» **WHAT THE TASK REQUIRES**
Drop every picture. Then return, exactly, the lines from the beginning of the listing below through the one containing "import * as".

» **DATASET EXCERPT**
___
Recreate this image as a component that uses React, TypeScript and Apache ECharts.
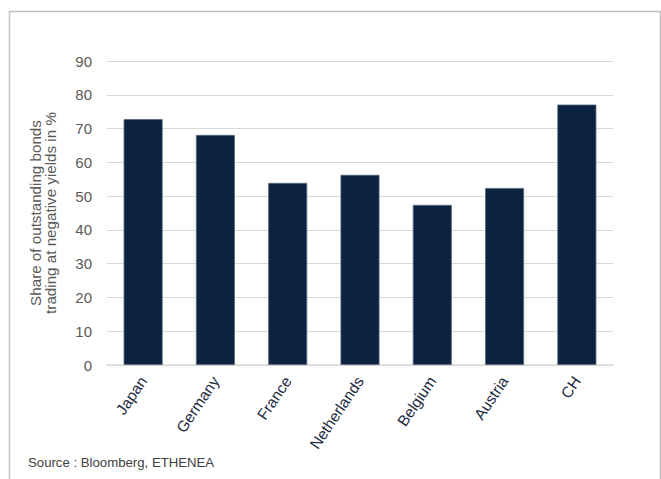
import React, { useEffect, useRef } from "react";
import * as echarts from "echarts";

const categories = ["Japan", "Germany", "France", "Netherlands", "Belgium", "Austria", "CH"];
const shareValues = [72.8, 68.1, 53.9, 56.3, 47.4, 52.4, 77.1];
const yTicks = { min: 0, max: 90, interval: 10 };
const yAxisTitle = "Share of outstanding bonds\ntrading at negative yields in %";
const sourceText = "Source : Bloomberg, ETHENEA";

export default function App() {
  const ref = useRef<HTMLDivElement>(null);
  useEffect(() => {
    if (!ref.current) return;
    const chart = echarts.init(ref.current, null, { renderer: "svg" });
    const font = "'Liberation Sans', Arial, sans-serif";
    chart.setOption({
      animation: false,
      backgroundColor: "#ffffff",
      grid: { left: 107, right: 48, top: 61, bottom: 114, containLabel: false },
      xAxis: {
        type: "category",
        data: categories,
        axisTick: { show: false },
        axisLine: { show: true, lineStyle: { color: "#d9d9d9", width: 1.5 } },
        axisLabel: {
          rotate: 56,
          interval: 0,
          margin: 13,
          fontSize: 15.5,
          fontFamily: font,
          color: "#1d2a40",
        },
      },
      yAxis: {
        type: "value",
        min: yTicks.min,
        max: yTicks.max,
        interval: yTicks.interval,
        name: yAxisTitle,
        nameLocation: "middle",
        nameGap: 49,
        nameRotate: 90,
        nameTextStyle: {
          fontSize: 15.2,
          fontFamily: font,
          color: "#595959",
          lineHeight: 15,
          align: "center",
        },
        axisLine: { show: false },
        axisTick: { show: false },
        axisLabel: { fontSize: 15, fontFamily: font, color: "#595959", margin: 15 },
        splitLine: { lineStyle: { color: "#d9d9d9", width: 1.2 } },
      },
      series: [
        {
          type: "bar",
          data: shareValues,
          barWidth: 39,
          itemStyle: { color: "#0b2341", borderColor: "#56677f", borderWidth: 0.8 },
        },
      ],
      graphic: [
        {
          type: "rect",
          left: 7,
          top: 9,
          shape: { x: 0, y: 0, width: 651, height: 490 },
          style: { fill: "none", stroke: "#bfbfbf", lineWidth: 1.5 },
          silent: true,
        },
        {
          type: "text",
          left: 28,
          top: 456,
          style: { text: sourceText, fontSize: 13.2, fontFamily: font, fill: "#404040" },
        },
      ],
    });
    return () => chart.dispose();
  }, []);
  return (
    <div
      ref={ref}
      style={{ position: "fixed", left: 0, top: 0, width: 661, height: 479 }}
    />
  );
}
___
» **OUTPUT OF THE EXERCISE**
Recreate this image as a component that uses React, TypeScript and Apache ECharts.
import React, { useEffect, useRef } from "react";
import * as echarts from "echarts";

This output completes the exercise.